A western that women can watch. Without being too sexist, western cinema has always been tailored towards men. I have many fond memories watching Clint Eastwood on my grandads lap, and became fond of the genre through his love of it. Whilst previous films feature many women, I’ve had to bask in their backseat stereotypes. (Unless we’re happy to accept Calamity Jane as one?).

The Stolen Valley offers its viewers a classic western cinema experience with a nail biter storyline as we follow two strong female protagonists, in a constant battle of their own morality and seeking justice.


The Stolen Valley is an independent western thriller written & directed by Jesse Edwards. The story surrounds Mexican Navajo mechanic Lupe Reyes who seeks help from the father she's never met to save her dying mother. She accidentally helps an outlaw cowgirl rob a pawn shop, and the two continue the journey together. Once they meet her estranged father, he’s not as expected and Lupe learns more than she bargained for.

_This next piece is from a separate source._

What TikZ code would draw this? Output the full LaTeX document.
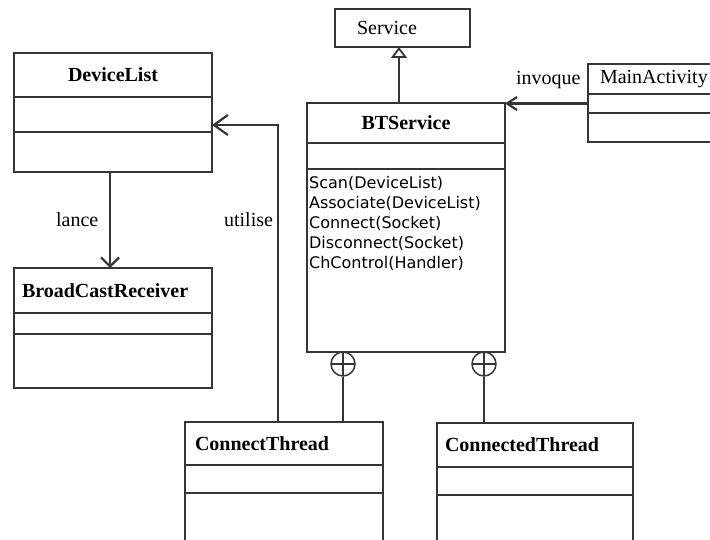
\documentclass[tikz,border=0pt]{standalone}
\usepackage{fontspec}
\setmainfont{Liberation Serif}
\newfontfamily\opfont{DejaVu Sans}
\usetikzlibrary{positioning,arrows.meta,shapes}
\definecolor{linegray}{HTML}{353535}
\newcommand{\umlsize}{\fontsize{20}{24}\selectfont}

\begin{document}
\begin{tikzpicture}[x=1pt,y=-1pt,line width=2.2pt,
    classbox/.style={draw=linegray, rectangle, outer sep=0pt, inner sep=0pt,
                     minimum width=198pt},
    classname/.style={classbox, font=\umlsize\bfseries},
    lbl/.style={font=\umlsize, inner sep=0pt},
    nested/.style={circle, draw=linegray, line width=1.5pt, minimum size=24pt,
                   inner sep=0pt, path picture={
                     \draw[linegray, line width=1.5pt]
                       (path picture bounding box.north) -- (path picture bounding box.south)
                       (path picture bounding box.west) -- (path picture bounding box.east);}}]
  \clip (0,0) rectangle (710,540);

  \node[classbox, anchor=north west, minimum width=135pt, minimum height=38pt,
        inner xsep=22pt, text width=91pt, align=left, font=\umlsize] (srv) at (335,9) {Service};

  \node[classname, anchor=north west, minimum height=44pt] (dl) at (14,53) {DeviceList};
  \node[classbox, minimum height=35pt, below=0pt of dl] (dlatt) {};
  \node[classbox, minimum height=40pt, below=0pt of dlatt] (dlop) {};

  \node[classname, anchor=north west, minimum height=45pt,
        inner xsep=8pt, text width=182pt, align=left] (bcr) at (14,268) {BroadCastReceiver};
  \node[classbox, minimum height=21pt, below=0pt of bcr] (bcratt) {};
  \node[classbox, minimum height=54pt, below=0pt of bcratt] (bcrop) {};

  \node[classname, anchor=north west, minimum height=40pt] (bts) at (307,103) {BTService};
  \node[classbox, minimum height=26pt, below=0pt of bts] (btsatt) {};
  \node[classbox, minimum height=183pt, below=0pt of btsatt] (btsop) {};
  \node[anchor=north west, inner sep=0pt, align=left,
        font=\opfont\fontsize{16}{20}\selectfont] (btsmeth) at (308,175)
        {Scan(DeviceList)\\Associate(DeviceList)\\Connect(Socket)\\Disconnect(Socket)\\ChControl(Handler)};

  \node[classbox, anchor=north west, minimum width=140pt, minimum height=30pt,
        inner xsep=12pt, text width=116pt, align=left, font=\umlsize] (ma) at (588,64) {MainActivity};
  \node[classbox, minimum width=140pt, minimum height=19pt, below=0pt of ma] (maatt) {};
  \node[classbox, minimum width=140pt, minimum height=29pt, below=0pt of maatt] (maop) {};

  \node[classname, anchor=north west, minimum height=43pt,
        inner xsep=10pt, text width=178pt, align=left] (ct) at (185,422) {ConnectThread};
  \node[classbox, minimum height=28pt, below=0pt of ct] (ctatt) {};
  \node[classbox, minimum height=70pt, below=0pt of ctatt] (ctop) {};

  \node[classname, anchor=north west, minimum width=196pt, minimum height=44pt,
        inner xsep=8pt, text width=180pt, align=left] (cdt) at (437,423) {ConnectedThread};
  \node[classbox, minimum width=196pt, minimum height=28pt, below=0pt of cdt] (cdtatt) {};
  \node[classbox, minimum width=196pt, minimum height=70pt, below=0pt of cdtatt] (cdtop) {};

  \node[nested] (cmp1) at (343,364) {};
  \node[nested] (cmp2) at (484,364) {};

  \node[lbl, anchor=base west] (invq) at (515,85) {invoque};
  \node[lbl, anchor=base west] (lnc) at (55,227) {lance};
  \node[lbl, anchor=base west] (utl) at (223,227) {utilise};

  \draw[linegray, -{Triangle[open, length=11pt, width=16pt, line width=1.8pt]}]
    ([xshift=-7pt]bts.north) -- ([xshift=-7pt]bts.north |- srv.south);
  \draw[linegray, -{Straight Barb[length=10pt, width=13pt]}]
    (maatt.west) -- (maatt.west -| bts.east);
  \draw[linegray, -{Straight Barb[length=14pt, width=20pt]}]
    ([xshift=-6pt]ct.north) |- ([yshift=-10.5pt]dlatt.east);
  \draw[linegray, -{Straight Barb[length=9pt, width=18pt]}]
    ([xshift=-3pt]dlop.south) -- ([xshift=-3pt]bcr.north);
  \draw[linegray] (cmp1.south) -- (cmp1.south |- ct.north);
  \draw[linegray] (cmp2.south) -- (cmp2.south |- cdt.north);

\end{tikzpicture}
\end{document}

From the get-go we’re given high drama with bull-fights, fighting and shootouts. There is also high emotion from a family whose mother is taken ill, so we quickly learn that for both our female protagonists, the stakes are high.

The Stolen Valley has some beautiful close up shots. However the cinematography can be very dark at times and whilst this adds severity to scenes, the dark shadows on the characters faces take away from their facial expressions and emotion. What also makes a western is the vast landscapes, small towns, deserts, saloons, rugged terrain and most likely a 1800’s feel. We’re brought into more modern times, but we have some beautiful aerial shots of the desert on their drive.

The Stolen Valey

At the helm is two strong female leads, opposite in nature, who compliment each other strongly throughout the film. They’re not over-played or over-dramatised, making their story and building relationship believable. They do play into classic female stereotypes; lead by desire to protect family, and searching for love and acceptance. There is also a scene where they dance to escape some men who are cashing them - it’s fun - but it’s women using their body to escape. However, they bring a beautiful balance of masculine and feminine within women; how women can be strong and sensitive, and how they can be thoughtful and reckless.

There is a political undertone, surrounding taking people's land and selling it for oil. It also heightens the American medical system as the whole story starts needing to pay medical bills.

The Stolen Valey

Unfortunately, the ending is a let-down. There’s an unnecessary, cheesy twist, and after watching two strong, determined women lead the film, to be saved by their half brother is deflating. There’s a lot of talking, and gunfire which leads to no emotional deaths. There are a few heartfelt moments at the end, which is lovely, they just needed to get there sooner.

The Stolen Valley is an emotional ride, and offers its viewers a story of friendship, self-identity, culture, and family.